** DATA SECTION **
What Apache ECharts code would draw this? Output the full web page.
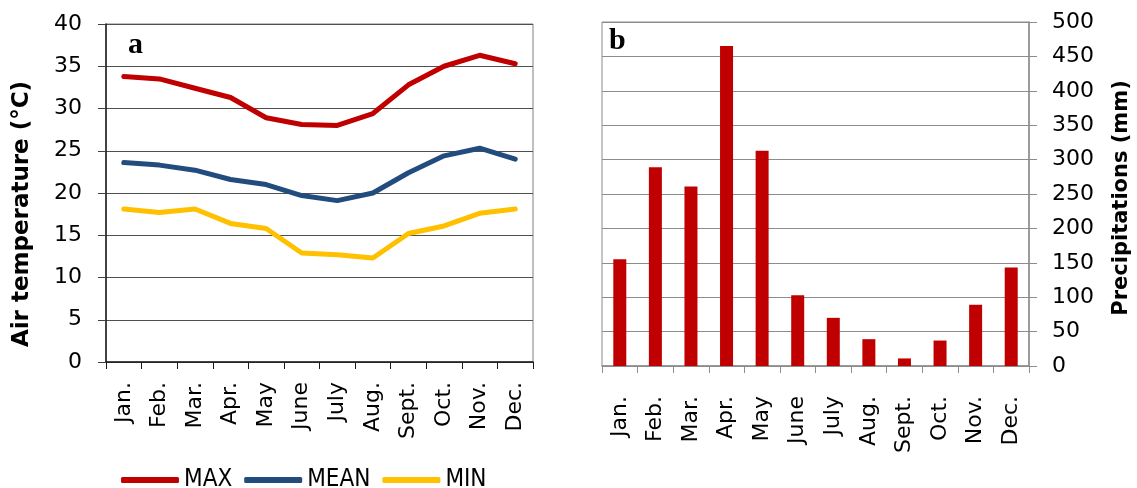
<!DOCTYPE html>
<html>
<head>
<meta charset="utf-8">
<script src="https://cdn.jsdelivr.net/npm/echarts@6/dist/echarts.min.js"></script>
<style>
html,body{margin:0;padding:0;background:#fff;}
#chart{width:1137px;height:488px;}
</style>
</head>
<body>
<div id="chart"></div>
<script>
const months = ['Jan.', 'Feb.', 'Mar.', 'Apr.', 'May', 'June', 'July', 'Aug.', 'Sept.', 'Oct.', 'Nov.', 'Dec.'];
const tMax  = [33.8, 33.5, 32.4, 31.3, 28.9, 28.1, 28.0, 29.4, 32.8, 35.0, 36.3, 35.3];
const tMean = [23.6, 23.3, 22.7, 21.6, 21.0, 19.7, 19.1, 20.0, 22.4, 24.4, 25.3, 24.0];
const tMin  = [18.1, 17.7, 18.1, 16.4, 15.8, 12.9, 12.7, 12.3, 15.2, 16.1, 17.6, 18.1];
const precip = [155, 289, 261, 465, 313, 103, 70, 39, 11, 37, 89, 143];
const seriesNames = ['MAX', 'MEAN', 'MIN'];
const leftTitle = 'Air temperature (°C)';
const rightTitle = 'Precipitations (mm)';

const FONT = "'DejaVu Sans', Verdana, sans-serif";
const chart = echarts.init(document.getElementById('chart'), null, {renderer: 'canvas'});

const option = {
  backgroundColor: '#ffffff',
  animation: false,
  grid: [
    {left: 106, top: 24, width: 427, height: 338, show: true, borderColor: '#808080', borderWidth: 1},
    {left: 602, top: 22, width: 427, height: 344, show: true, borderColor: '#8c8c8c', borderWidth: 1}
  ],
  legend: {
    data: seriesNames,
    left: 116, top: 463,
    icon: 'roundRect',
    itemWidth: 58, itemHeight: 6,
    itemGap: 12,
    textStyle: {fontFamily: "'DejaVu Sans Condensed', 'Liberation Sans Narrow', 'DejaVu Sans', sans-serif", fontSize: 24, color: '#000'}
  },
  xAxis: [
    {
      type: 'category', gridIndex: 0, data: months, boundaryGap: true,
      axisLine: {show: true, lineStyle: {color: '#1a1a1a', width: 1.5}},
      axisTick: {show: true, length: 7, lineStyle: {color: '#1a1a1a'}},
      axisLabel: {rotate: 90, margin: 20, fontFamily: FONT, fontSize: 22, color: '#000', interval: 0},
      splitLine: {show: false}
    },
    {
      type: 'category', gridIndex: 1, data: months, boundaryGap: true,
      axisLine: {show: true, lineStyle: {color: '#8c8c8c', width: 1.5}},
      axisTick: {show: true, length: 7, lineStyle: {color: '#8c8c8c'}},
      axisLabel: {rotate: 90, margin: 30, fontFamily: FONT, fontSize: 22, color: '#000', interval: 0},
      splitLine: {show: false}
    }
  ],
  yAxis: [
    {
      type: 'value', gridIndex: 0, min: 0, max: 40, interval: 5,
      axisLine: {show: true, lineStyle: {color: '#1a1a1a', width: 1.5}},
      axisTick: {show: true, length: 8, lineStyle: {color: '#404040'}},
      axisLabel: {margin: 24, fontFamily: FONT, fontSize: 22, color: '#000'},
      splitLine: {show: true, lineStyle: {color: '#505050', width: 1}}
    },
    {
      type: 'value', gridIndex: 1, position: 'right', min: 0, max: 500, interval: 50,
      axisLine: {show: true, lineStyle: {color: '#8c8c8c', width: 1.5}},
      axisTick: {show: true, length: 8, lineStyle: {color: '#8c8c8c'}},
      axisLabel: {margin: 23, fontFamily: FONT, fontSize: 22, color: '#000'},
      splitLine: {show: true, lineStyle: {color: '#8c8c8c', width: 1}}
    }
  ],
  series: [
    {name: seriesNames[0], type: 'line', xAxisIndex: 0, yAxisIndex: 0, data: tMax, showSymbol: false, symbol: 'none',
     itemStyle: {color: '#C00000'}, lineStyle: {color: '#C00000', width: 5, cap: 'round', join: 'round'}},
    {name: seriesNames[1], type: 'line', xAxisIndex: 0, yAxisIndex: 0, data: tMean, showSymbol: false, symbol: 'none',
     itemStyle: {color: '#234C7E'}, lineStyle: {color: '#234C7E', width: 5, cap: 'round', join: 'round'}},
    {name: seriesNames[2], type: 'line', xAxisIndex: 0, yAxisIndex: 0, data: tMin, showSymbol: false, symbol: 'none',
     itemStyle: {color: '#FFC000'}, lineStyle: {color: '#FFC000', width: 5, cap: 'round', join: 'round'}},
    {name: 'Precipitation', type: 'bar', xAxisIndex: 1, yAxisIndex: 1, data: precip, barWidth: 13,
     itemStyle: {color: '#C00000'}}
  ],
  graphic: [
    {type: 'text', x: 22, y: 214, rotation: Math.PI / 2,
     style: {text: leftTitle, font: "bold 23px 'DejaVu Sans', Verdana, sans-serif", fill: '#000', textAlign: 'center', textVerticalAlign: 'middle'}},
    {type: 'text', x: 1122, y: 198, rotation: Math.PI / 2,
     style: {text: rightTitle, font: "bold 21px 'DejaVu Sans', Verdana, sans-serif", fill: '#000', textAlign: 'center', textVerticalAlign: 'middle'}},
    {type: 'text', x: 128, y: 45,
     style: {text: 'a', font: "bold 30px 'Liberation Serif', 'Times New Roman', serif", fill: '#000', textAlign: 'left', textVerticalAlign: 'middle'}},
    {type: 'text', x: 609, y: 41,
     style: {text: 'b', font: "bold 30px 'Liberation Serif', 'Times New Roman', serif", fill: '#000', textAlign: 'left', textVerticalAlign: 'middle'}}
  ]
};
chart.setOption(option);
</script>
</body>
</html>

** DIRECTIONS FOR THIS TASK **
Each line above is to be copied verbatim. Drop any image from the copy.

** PROBLEM SOLUTION **
What Apache ECharts code would draw this? Output the full web page.
<!DOCTYPE html>
<html>
<head>
<meta charset="utf-8">
<script src="https://cdn.jsdelivr.net/npm/echarts@6/dist/echarts.min.js"></script>
<style>
html,body{margin:0;padding:0;background:#fff;}
#chart{width:1137px;height:488px;}
</style>
</head>
<body>
<div id="chart"></div>
<script>
const months = ['Jan.', 'Feb.', 'Mar.', 'Apr.', 'May', 'June', 'July', 'Aug.', 'Sept.', 'Oct.', 'Nov.', 'Dec.'];
const tMax  = [33.8, 33.5, 32.4, 31.3, 28.9, 28.1, 28.0, 29.4, 32.8, 35.0, 36.3, 35.3];
const tMean = [23.6, 23.3, 22.7, 21.6, 21.0, 19.7, 19.1, 20.0, 22.4, 24.4, 25.3, 24.0];
const tMin  = [18.1, 17.7, 18.1, 16.4, 15.8, 12.9, 12.7, 12.3, 15.2, 16.1, 17.6, 18.1];
const precip = [155, 289, 261, 465, 313, 103, 70, 39, 11, 37, 89, 143];
const seriesNames = ['MAX', 'MEAN', 'MIN'];
const leftTitle = 'Air temperature (°C)';
const rightTitle = 'Precipitations (mm)';

const FONT = "'DejaVu Sans', Verdana, sans-serif";
const chart = echarts.init(document.getElementById('chart'), null, {renderer: 'canvas'});

const option = {
  backgroundColor: '#ffffff',
  animation: false,
  grid: [
    {left: 106, top: 24, width: 427, height: 338, show: true, borderColor: '#808080', borderWidth: 1},
    {left: 602, top: 22, width: 427, height: 344, show: true, borderColor: '#8c8c8c', borderWidth: 1}
  ],
  legend: {
    data: seriesNames,
    left: 116, top: 463,
    icon: 'roundRect',
    itemWidth: 58, itemHeight: 6,
    itemGap: 12,
    textStyle: {fontFamily: "'DejaVu Sans Condensed', 'Liberation Sans Narrow', 'DejaVu Sans', sans-serif", fontSize: 24, color: '#000'}
  },
  xAxis: [
    {
      type: 'category', gridIndex: 0, data: months, boundaryGap: true,
      axisLine: {show: true, lineStyle: {color: '#1a1a1a', width: 1.5}},
      axisTick: {show: true, length: 7, lineStyle: {color: '#1a1a1a'}},
      axisLabel: {rotate: 90, margin: 20, fontFamily: FONT, fontSize: 22, color: '#000', interval: 0},
      splitLine: {show: false}
    },
    {
      type: 'category', gridIndex: 1, data: months, boundaryGap: true,
      axisLine: {show: true, lineStyle: {color: '#8c8c8c', width: 1.5}},
      axisTick: {show: true, length: 7, lineStyle: {color: '#8c8c8c'}},
      axisLabel: {rotate: 90, margin: 30, fontFamily: FONT, fontSize: 22, color: '#000', interval: 0},
      splitLine: {show: false}
    }
  ],
  yAxis: [
    {
      type: 'value', gridIndex: 0, min: 0, max: 40, interval: 5,
      axisLine: {show: true, lineStyle: {color: '#1a1a1a', width: 1.5}},
      axisTick: {show: true, length: 8, lineStyle: {color: '#404040'}},
      axisLabel: {margin: 24, fontFamily: FONT, fontSize: 22, color: '#000'},
      splitLine: {show: true, lineStyle: {color: '#505050', width: 1}}
    },
    {
      type: 'value', gridIndex: 1, position: 'right', min: 0, max: 500, interval: 50,
      axisLine: {show: true, lineStyle: {color: '#8c8c8c', width: 1.5}},
      axisTick: {show: true, length: 8, lineStyle: {color: '#8c8c8c'}},
      axisLabel: {margin: 23, fontFamily: FONT, fontSize: 22, color: '#000'},
      splitLine: {show: true, lineStyle: {color: '#8c8c8c', width: 1}}
    }
  ],
  series: [
    {name: seriesNames[0], type: 'line', xAxisIndex: 0, yAxisIndex: 0, data: tMax, showSymbol: false, symbol: 'none',
     itemStyle: {color: '#C00000'}, lineStyle: {color: '#C00000', width: 5, cap: 'round', join: 'round'}},
    {name: seriesNames[1], type: 'line', xAxisIndex: 0, yAxisIndex: 0, data: tMean, showSymbol: false, symbol: 'none',
     itemStyle: {color: '#234C7E'}, lineStyle: {color: '#234C7E', width: 5, cap: 'round', join: 'round'}},
    {name: seriesNames[2], type: 'line', xAxisIndex: 0, yAxisIndex: 0, data: tMin, showSymbol: false, symbol: 'none',
     itemStyle: {color: '#FFC000'}, lineStyle: {color: '#FFC000', width: 5, cap: 'round', join: 'round'}},
    {name: 'Precipitation', type: 'bar', xAxisIndex: 1, yAxisIndex: 1, data: precip, barWidth: 13,
     itemStyle: {color: '#C00000'}}
  ],
  graphic: [
    {type: 'text', x: 22, y: 214, rotation: Math.PI / 2,
     style: {text: leftTitle, font: "bold 23px 'DejaVu Sans', Verdana, sans-serif", fill: '#000', textAlign: 'center', textVerticalAlign: 'middle'}},
    {type: 'text', x: 1122, y: 198, rotation: Math.PI / 2,
     style: {text: rightTitle, font: "bold 21px 'DejaVu Sans', Verdana, sans-serif", fill: '#000', textAlign: 'center', textVerticalAlign: 'middle'}},
    {type: 'text', x: 128, y: 45,
     style: {text: 'a', font: "bold 30px 'Liberation Serif', 'Times New Roman', serif", fill: '#000', textAlign: 'left', textVerticalAlign: 'middle'}},
    {type: 'text', x: 609, y: 41,
     style: {text: 'b', font: "bold 30px 'Liberation Serif', 'Times New Roman', serif", fill: '#000', textAlign: 'left', textVerticalAlign: 'middle'}}
  ]
};
chart.setOption(option);
</script>
</body>
</html>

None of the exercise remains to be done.